Le métier de «facilitatrice ou facilitateur inclusif»

Les personnes en situation de handicap rencontrent encore de grandes difficultés pour vivre normalement dans les conditions actuelles. Dans une société inclusive, c’est la société qui s’adapte aux singularités de la personne, en aménageant et en faisant évoluer son environnement pour faciliter les accès informationnels, géographiques, physiques et financiers.

Le projet MEDIA (Mainstream for the Empowerment of Disabled people in an Inclusive Approach), s’inscrit dans ce défi et vise à former des personnes vivant avec un handicap pour acquérir le métier de «facilitatrice ou facilitateur inclusif» comme vecteur d’inclusion pour ses pairs. La facilitatrice ou le facilitateur inclusif devient agent de son propre empowerment et de celui de ses pairs ainsi qu’agent de transformation des représentations sociales sur les personnes en situation de handicap.

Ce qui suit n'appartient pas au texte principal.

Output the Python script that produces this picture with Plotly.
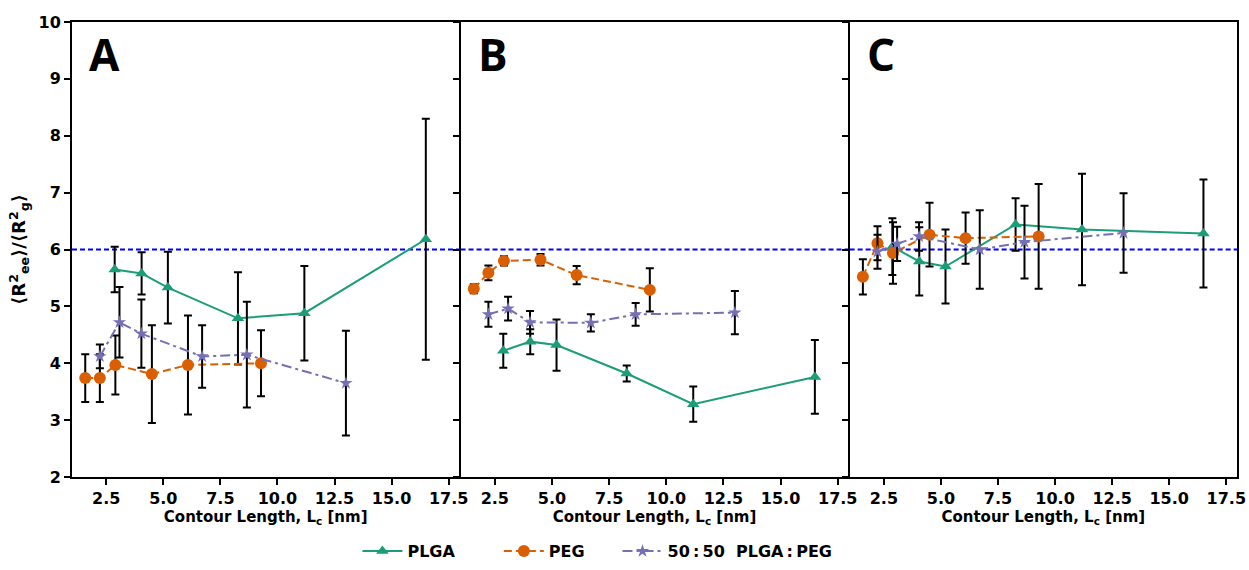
import plotly.graph_objects as go

# ---------------- data ----------------
x_plga = [2.87, 4.05, 5.20, 8.27, 11.18, 16.50]
x_peg = [1.58, 2.22, 2.90, 4.50, 6.08, 9.28]
x_mix = [2.22, 3.08, 4.04, 6.70, 8.66, 13.00]

# Panel A
a_plga = [5.65, 5.58, 5.33, 4.79, 4.88, 6.18]
a_plga_err = [0.40, 0.37, 0.63, 0.81, 0.83, 2.12]
a_peg = [3.74, 3.74, 3.97, 3.81, 3.97, 4.00]
a_peg_err = [0.42, 0.42, 0.52, 0.86, 0.87, 0.58]
a_mix = [4.12, 4.72, 4.52, 4.12, 4.15, 3.65]
a_mix_err = [0.21, 0.62, 0.60, 0.55, 0.93, 0.92]

# Panel B
b_plga = [4.22, 4.38, 4.32, 3.82, 3.28, 3.76]
b_plga_err = [0.30, 0.22, 0.45, 0.14, 0.31, 0.65]
b_peg = [5.31, 5.59, 5.80, 5.82, 5.55, 5.29]
b_peg_err = [0.08, 0.13, 0.08, 0.10, 0.16, 0.38]
b_mix = [4.86, 4.96, 4.72, 4.71, 4.86, 4.89]
b_mix_err = [0.22, 0.21, 0.20, 0.15, 0.20, 0.38]

# Panel C
c_plga = [6.05, 5.79, 5.70, 6.44, 6.35, 6.28]
c_plga_err = [0.50, 0.60, 0.65, 0.46, 0.98, 0.95]
c_peg = [5.52, 6.11, 5.94, 6.26, 6.20, 6.23]
c_peg_err = [0.31, 0.30, 0.54, 0.56, 0.45, 0.92]
c_mix = [5.96, 6.10, 6.23, 6.00, 6.13, 6.29]
c_mix_err = [0.30, 0.30, 0.25, 0.69, 0.64, 0.70]

panel_labels = ["A", "B", "C"]
series_names = ["PLGA", "PEG", "50\u2009:\u200950\u00a0\u00a0PLGA\u2009:\u2009PEG"]
x_ticks = [2.5, 5.0, 7.5, 10.0, 12.5, 15.0, 17.5]
x_tick_text = ["2.5", "5.0", "7.5", "10.0", "12.5", "15.0", "17.5"]
y_ticks = [2, 3, 4, 5, 6, 7, 8, 9, 10]
reference_value = 6.0

# ---------------- style ----------------
FONT = "DejaVu Sans"
GREEN = "#1b9e77"
ORANGE = "#d95f02"
PURPLE = "#7570b3"
legend_pad = ["\u00a0" * 7, "\u00a0" * 5, ""]

panels = [
    (a_plga, a_plga_err, a_peg, a_peg_err, a_mix, a_mix_err),
    (b_plga, b_plga_err, b_peg, b_peg_err, b_mix, b_mix_err),
    (c_plga, c_plga_err, c_peg, c_peg_err, c_mix, c_mix_err),
]

domains = [[0.0, 0.3325], [0.3335, 0.6665], [0.6675, 1.0]]

fig = go.Figure()

for i, (yp, ep, yg, eg, ym, em) in enumerate(panels):
    xa = "x" if i == 0 else f"x{i+1}"
    ya = "y" if i == 0 else f"y{i+1}"
    err_style = dict(type="data", thickness=2, width=4, color="black")
    specs = [
        (x_plga, yp, ep, 0, GREEN, "solid", "triangle-up", 11),
        (x_peg, yg, eg, 1, ORANGE, "8px,4px", "circle", 12),
        (x_mix, ym, em, 2, PURPLE, "10px,4px,3px,4px", "star", 10),
    ]
    for xs, ys, es, k, col, dash, sym, size in specs:
        fig.add_trace(go.Scatter(
            x=xs, y=ys, xaxis=xa, yaxis=ya, name=series_names[k] + legend_pad[k],
            mode="lines+markers",
            line=dict(color=col, width=2, dash=dash),
            marker=dict(color=col, symbol=sym, size=size, line=dict(width=0)),
            error_y=dict(array=es, **err_style),
            showlegend=(i == 0), legendgroup=series_names[k],
        ))
    # reference dashed line
    fig.add_shape(type="line", xref=f"{xa} domain", yref=ya,
                  x0=0, x1=1, y0=reference_value, y1=reference_value,
                  line=dict(color="#0000ff", width=1.8, dash="5px,3px"), layer="below")
    fig.add_annotation(text=f"<b>{panel_labels[i]}</b>", xref=f"{xa} domain", yref=f"{ya} domain",
                       x=0.04, y=1.0, xanchor="left", yanchor="top", showarrow=False,
                       font=dict(family="Open Sans", size=44, color="black"))

axis_common = dict(
    showline=True, linecolor="black", linewidth=2, mirror=True,
    ticks="outside", ticklen=6, tickwidth=2, tickcolor="black",
    showgrid=False, zeroline=False,
    tickfont=dict(family=FONT, size=16, color="black", weight="bold"),
)

layout = dict(
    width=1249, height=570,
    margin=dict(l=72, r=12, t=22, b=93, autoexpand=False),
    plot_bgcolor="white", paper_bgcolor="white",
    font=dict(family=FONT, color="black"),
    showlegend=True,
    legend=dict(orientation="h", x=0.451, xref="paper", y=0.033, yref="container",
                xanchor="center", yanchor="middle",
                font=dict(family=FONT, size=16, color="black", weight="bold"),
                itemwidth=40, traceorder="normal"),
)

for i in range(3):
    xkey = "xaxis" if i == 0 else f"xaxis{i+1}"
    ykey = "yaxis" if i == 0 else f"yaxis{i+1}"
    layout[xkey] = dict(domain=domains[i], range=[1.0, 17.97],
                        tickvals=x_ticks, ticktext=x_tick_text,
                        anchor="y" if i == 0 else f"y{i+1}",
                        title=dict(text="<b>Contour Length, L<sub>c</sub> [nm]</b>",
                                   font=dict(family=FONT, size=15, color="black"), standoff=0),
                        **axis_common)
    layout[ykey] = dict(range=[2, 10], tickvals=y_ticks,
                        anchor="x" if i == 0 else f"x{i+1}",
                        showticklabels=(i == 0),
                        **axis_common)

layout["yaxis"]["title"] = dict(
    text="<b>\u27e8R<sup>2</sup><sub>ee</sub>\u27e9/\u27e8R<sup>2</sup><sub>g</sub>\u27e9</b>",
    font=dict(family=FONT, size=18, color="black"), standoff=8)

fig.update_layout(**layout)
fig.write_html("out.html")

Le projet MEDIA est un projet européen mené par la France, la Belgique, la Grèce et la Suisse, et financé par le programme Erasmus+ dans la catégorie des projets d’innovation. Le projet porte sur quatre dimensions: le travail, l’habitat, la participation sociale et l’accès à l’administration et aux soins. «La Suisse a choisi de porter un accent particulier sur la dimension de l’habitat, qui correspond à un thème prioritaire», précise Manon Masse, membre de l’équipe de recherche suisse. L’une des productions du projet MEDIA, sous la responsabilité de l’équipe suisse, porte sur la « création d’une formation de pair·es facilitateurs et facilitatrices à l’inclusion ». La formation a pour objectif de permettre aux personnes en situation de handicap de développer les connaissances nécessaires au métier de facilitatrice ou facilitateur d’inclusion, de s’approprier le rôle de paires ou pairs aidants, de savoir créer une relation, de collaborer avec leur réseau et d’identifier les ressources à mobiliser. Commencé en septembre 2019, le projet se terminera cet automne.